“What is a book? A book is an experience. . . . A book starts with an idea. And ends with a reader” (Chen and Meador).
With so many variations of what we call “book,” it would be next to impossible to argue what a book is. However, Chen and Meador’s conception of book might be a starting point.
As I set out to accomplish my assignment, the first question I had to answer is “What goes on the pages?” This is the beginning of the experience. As the bookmaker/co-writer/pseudo-publisher, the various elements that I needed to account were both shaped by my ideas and shaped my ideas. One element was settled for me: the book would be in the style of accordion folds. With that settled, I began to contemplate what the accordion could provide in terms of presenting content. Of all the ideas I considered, I found that the accordion folds could communicate something about the way we as people interact with each other. We often keep ourselves closed off, specifically that inner self, but there are opportunities to open our inner most selves. This is the experience I wanted to communicate.

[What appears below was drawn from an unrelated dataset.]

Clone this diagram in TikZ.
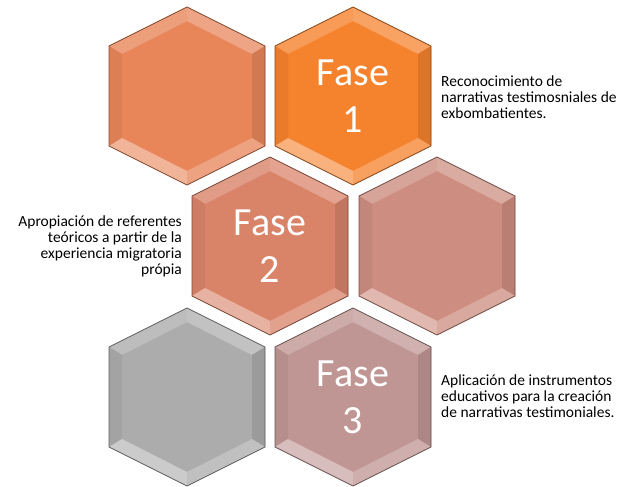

The next task was to decide on the content. Given the intimacy of revealing the inner self, I wanted the content to invoke emotional responses in the reader. Poetry seems to capture subjective thought and emotion in a way that no other content can. What’s more, I had decided to voice that which goes unsaid. Ulises Carrión reflects on the connection between poetry and print:
“Poems are songs, the poets repeat. But they don’t sing them. They write them. Poetry is to be said aloud, they repeat. But they don’t say it aloud. They publish it. The fact is, that poetry, as it occurs normally, is written and printed, not sung and spoken, poetry. And with this, poetry has lost nothing. On the contrary, poetry has gained something: a spatial reality that the so loudly lamented sung and spoken poetries lacked” (2-3).
What other form of communication could so very well capture the intimate and suffering inner self? The decision of content is just as much an experience as that which I want readers to undergo. The small idea I had, that I wanted to communicate the closed off inner self open up, was now being modified by the content I had decided to use. My book, Unspoken, would attempt to communicate the suffering of the victims of suicide. We are always surprised to hear of someone attempting or committing such a tragedy. “They seemed so happy. I never thought i’d be them,” we say. Mellisa Paiz opens her poem reflecting how true this experience is from the other person: “Look into my eyes and tell me what you see, / in front of you, in front of the world, and wherever I go, / I’ll plaster a smile on my face so no one will know.”
Turning my attention to the materiality of the book, I needed to reflect these experiences to my audience. To reflect the deception of the outer self, I chose a floral pattern paper for the covers. Flowers also have a communicate aspects of death, but anyone sees Unspoken lying around would likely not expect the subject of the book to reflect on suicide. For the pages, I chose to use black paper for its somber tone. Here is where materiality affected my book in a manner less out of my control. The paper available to me was dimensionally 12” x 15”. To get the most out of the material without too much waste, I used 4”x4” squares as my page dimensions. This affected the font size of my book as well. I didn’t want the book to have a large depth so I chose to limit the pages. I used a yellow background to print my text. The choice of yellow was aesthetic as it matched some of the tones in the floral covering. The material of the book was affected by my idea, but what was available also affected what I chose.
Creating Unspoken has indeed been an experience. However, the process is incomplete. Until people read Unspoken, the book is incomplete. It is only when other people experience my production it may be called “book.”
Carrión, Ulises. “The New Art of Making Books.” Kontexts, no. 6-7, Center for Book Arts, 1975.
Chen, Julie and Meador Clifton. How Books Work. Flying Fish Press, 2011.